Handing the song idea over to John Bettis, Richard and the group set off on a brief European tour. Writing of the song continued little by little with the choral ending written in London and additional work being done once they reached Berlin. “
Richard didn't have
the melody completely finished,” Bettis recalled. “He had a verse or two but didn't quite know how he was going to form it. It's an odd melody with very long phrases. The song was tricky because of the phrasing.”
Returning to the States with Bettis's contributions, Richard sat down with “Goodbye to Love” and came up with a novel idea. In constructing the arrangement he imagined the unlikely sound of a melodic fuzz guitar solo. Jack Daugherty suggested they bring in an established session guitarist and recommended Louie Shelton or Dean Parks, but Richard was relying on Daugherty less and less by this time and chose to contact a young member of Instant Joy, a band that backed Mark Lindsay's opening act for several Carpenters concerts. Karen phoned guitarist Tony Peluso, explained the project, and asked him to meet her and Richard at A&M's studio B.

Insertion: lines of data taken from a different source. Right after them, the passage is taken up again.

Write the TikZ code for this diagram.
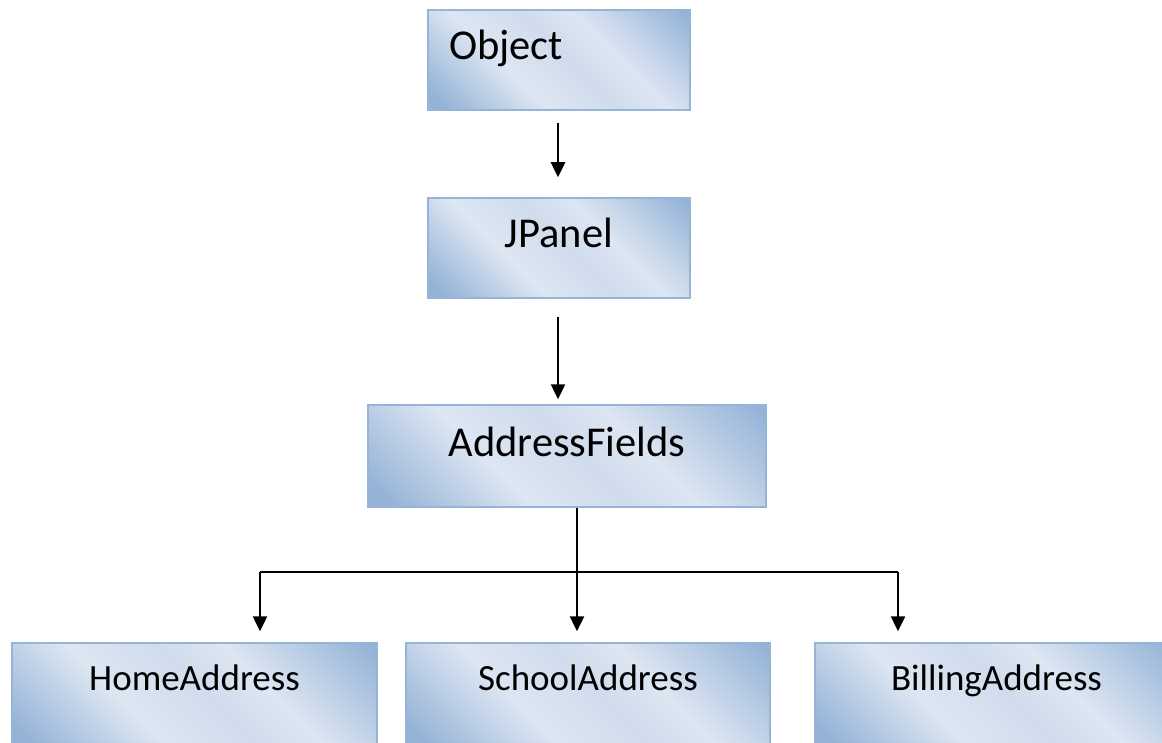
\documentclass[tikz,border=0pt]{standalone}
\usepackage{fontspec}
\setmainfont{Carlito}
\usetikzlibrary{arrows.meta}

\definecolor{bdark}{RGB}{149,179,215}
\definecolor{blight}{RGB}{221,230,242}
\definecolor{bmid}{RGB}{208,220,237}
\definecolor{bedge}{RGB}{150,180,216}

% diagonal light/dark band fill of the class boxes
\pgfdeclarehorizontalshading{boxshade}{100bp}{color(0bp)=(bdark); color(18bp)=(bdark); color(38bp)=(blight); color(52bp)=(bmid); color(62bp)=(blight); color(84bp)=(bdark); color(100bp)=(bdark)}

\begin{document}
\begin{tikzpicture}[x=1pt,y=-1pt,
  cls/.style={rectangle, draw=bedge, line width=1.5pt, shading=boxshade, shading angle=45,
              inner sep=0pt, font=\fontsize{42.5}{50}\selectfont,
              text height=30pt, text depth=30pt},
  leaf/.style={cls, minimum height=104pt, font=\fontsize{37}{44}\selectfont,
               text height=26pt, text depth=36pt},
  wire/.style={line width=2.5pt},
  conn/.style={wire, -{Triangle[length=15pt,width=14pt]}}]

\useasboundingbox (0,0) rectangle (1162,743);
\clip (0,0) rectangle (1162,743);

% class boxes
\node[cls, minimum height=100pt, text width=220pt, inner xsep=21pt, align=left] (obj) at (559,60) {Object};
\node[cls, minimum width=262pt, minimum height=100pt] (jp) at (559,248) {JPanel};
\node[cls, minimum width=398pt, minimum height=102pt] (af) at (567,456) {AddressFields};
\node[leaf, minimum width=365pt] (home) at (194.5,695) {HomeAddress};
\node[leaf, minimum width=364pt] (school) at (588,695) {SchoolAddress};
\node[leaf, minimum width=363pt] (bill) at (996.5,695) {BillingAddress};

% single inheritance arrows
\draw[conn, shorten <=12pt, shorten >=20pt] ([xshift=-1pt]obj.south) -- ([xshift=-1pt]jp.north);
\draw[conn, shorten <=18pt, shorten >=5pt] ([xshift=-1pt]jp.south) -- ([xshift=-1pt]jp.south |- af.north);

% branching to the three subclasses
\coordinate (bm) at (577,572);
\coordinate (bl) at (260,572);
\coordinate (br) at (898,572);
\draw[wire] (af.south -| bm) -- (bm);
\draw[wire] (bl) -- (br);
\draw[conn, shorten >=11pt] (bl) -- (bl |- home.north);
\draw[conn, shorten >=11pt] (bm) -- (bm |- school.north);
\draw[conn, shorten >=11pt] (br) -- (br |- bill.north);
\end{tikzpicture}
\end{document}
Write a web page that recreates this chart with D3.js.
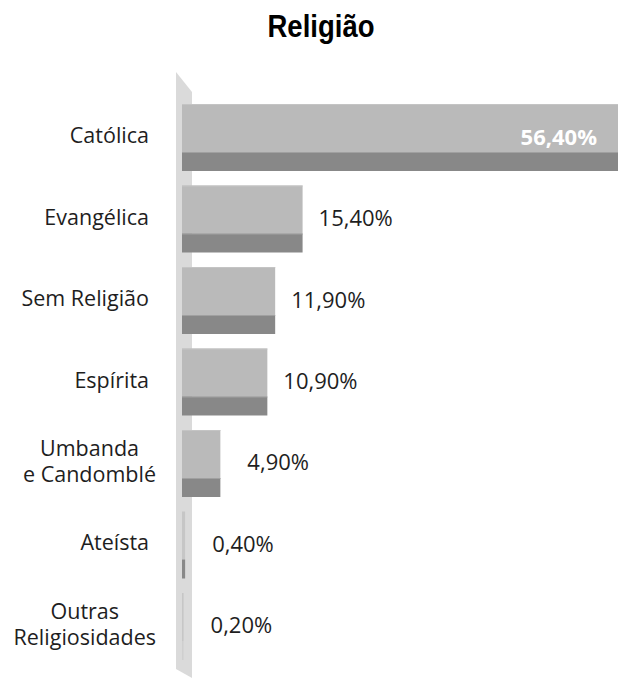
<!DOCTYPE html>
<html><head><meta charset="utf-8">
<script src="https://cdn.jsdelivr.net/npm/d3@7"></script>
<style>body{margin:0;background:#fff}</style>
</head><body>
<script>
const categories = [["Católica"],["Evangélica"],["Sem Religião"],["Espírita"],["Umbanda","e Candomblé"],["Ateísta"],["Outras","Religiosidades"]];
const values = [56.4, 15.4, 11.9, 10.9, 4.9, 0.4, 0.2];
const valueLabels = ["56,40%","15,40%","11,90%","10,90%","4,90%","0,40%","0,20%"];
const title = "Religião";

const W = 618, H = 679;
const svg = d3.select("body").append("svg").attr("width", W).attr("height", H);
const keys = categories.map(c => c.join(" "));
const y = d3.scaleBand().domain(keys).range([89.5, 674.5]).padding(0.178);
const x = d3.scaleLinear().domain([0, 56.4]).range([182, 182 + 56.4 * 7.83]);

svg.append("text").attr("text-anchor", "middle")
  .attr("transform", "translate(321,37) scale(0.86,1)")
  .style("font-family", "'Liberation Sans Narrow','Liberation Sans',sans-serif")
  .style("font-weight", "bold").style("font-size", "32px").attr("fill", "#000").text(title);

// wall
svg.append("path").attr("d", "M176,72 L192,92 L192,678 L176,669 Z").attr("fill", "#dadada");

const light = 48 / 67;
const g = svg.selectAll("g.bar").data(values).join("g").attr("class", "bar");
g.each(function(v, i) {
  const sel = d3.select(this);
  const y0 = y(keys[i]), bh = y.bandwidth();
  const w = Math.max(x(v) - x(0), 1);
  const thin = w < 5;
  sel.append("rect").attr("x", x(0)).attr("y", y0).attr("width", w).attr("height", bh * light)
    .attr("fill", thin ? "#c6c6c6" : "#bababa");
  sel.append("rect").attr("x", x(0)).attr("y", y0 + bh * light).attr("width", w).attr("height", bh * (1 - light))
    .attr("fill", thin && v < 0.3 ? "#cfcfcf" : "#888888");
  if (!thin) {
    sel.append("rect").attr("x", x(0)).attr("y", y0).attr("width", w).attr("height", 1).attr("fill", "#c4c4c4");
    sel.append("rect").attr("x", x(0)).attr("y", y0 + bh * light).attr("width", w).attr("height", 1).attr("fill", "#a0a0a0");
  }
});

// value labels
const cy = k => y(k) + y.bandwidth() / 2;
svg.selectAll("text.val").data(values).join("text").attr("class", "val")
  .attr("x", (v, i) => {
    if (i === 0) return 597;
    const w = x(v) - x(0);
    return x(v) + (w < 50 ? 27 : 16);
  })
  .attr("y", (v, i) => cy(keys[i]) - 2)
  .attr("dominant-baseline", "central")
  .attr("text-anchor", (v, i) => i === 0 ? "end" : "start")
  .style("font-family", "'Open Sans',sans-serif").style("font-size", "22px")
  .style("font-weight", (v, i) => i === 0 ? "bold" : "normal")
  .attr("fill", (v, i) => i === 0 ? "#ffffff" : "#1e1e1e")
  .text((v, i) => valueLabels[i]);

// category labels
categories.forEach((lines, i) => {
  const c = cy(keys[i]) - 3;
  const n = lines.length;
  const texts = lines.map((l, j) => svg.append("text")
    .attr("y", c + (j - (n - 1) / 2) * 26)
    .attr("dominant-baseline", "central")
    .style("font-family", "'Open Sans',sans-serif").style("font-size", "21.5px").attr("fill", "#1e1e1e")
    .text(l));
  if (n === 1) {
    texts[0].attr("text-anchor", "end").attr("x", 149);
  } else {
    const ws = texts.map(s => s.node().getComputedTextLength());
    const center = 156 - d3.max(ws) / 2;
    texts.forEach(s => s.attr("text-anchor", "middle").attr("x", center));
  }
});
</script>
</body></html>
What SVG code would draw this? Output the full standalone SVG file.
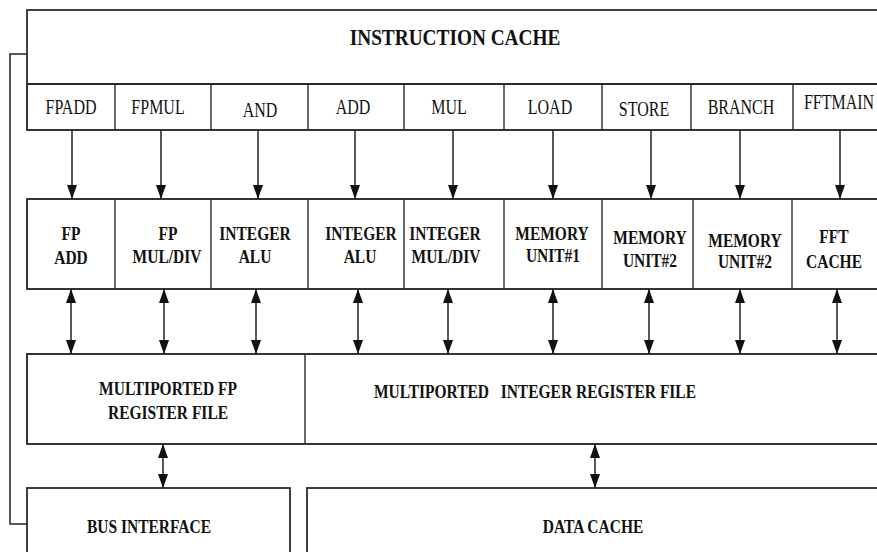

Peluso was tall and thin. His hair was long and unkempt, halfway down his back. It seemed a mismatch at first. Even he was apprehensive and unsure the combination would work effectively. He could not read music but was a quick study, and when Richard gave him a chord sheet with instructions to play the melody on the first couple of bars and then improvise, the recording was complete in only two takes. The result was one of the first known uses of a fuzz tone guitar solo on a ballad. “
When I got the record
I actually cried the first time I heard it,” John Bettis recalled. “I had never heard an electric guitar sound like that and have very few times since. Tony had a certain almost cello-sounding guitar growl that worked against that wonderful melancholia of that song. The way it growls at you, especially at the end, is unbelievable. It may be my favorite single I've ever had with anybody.”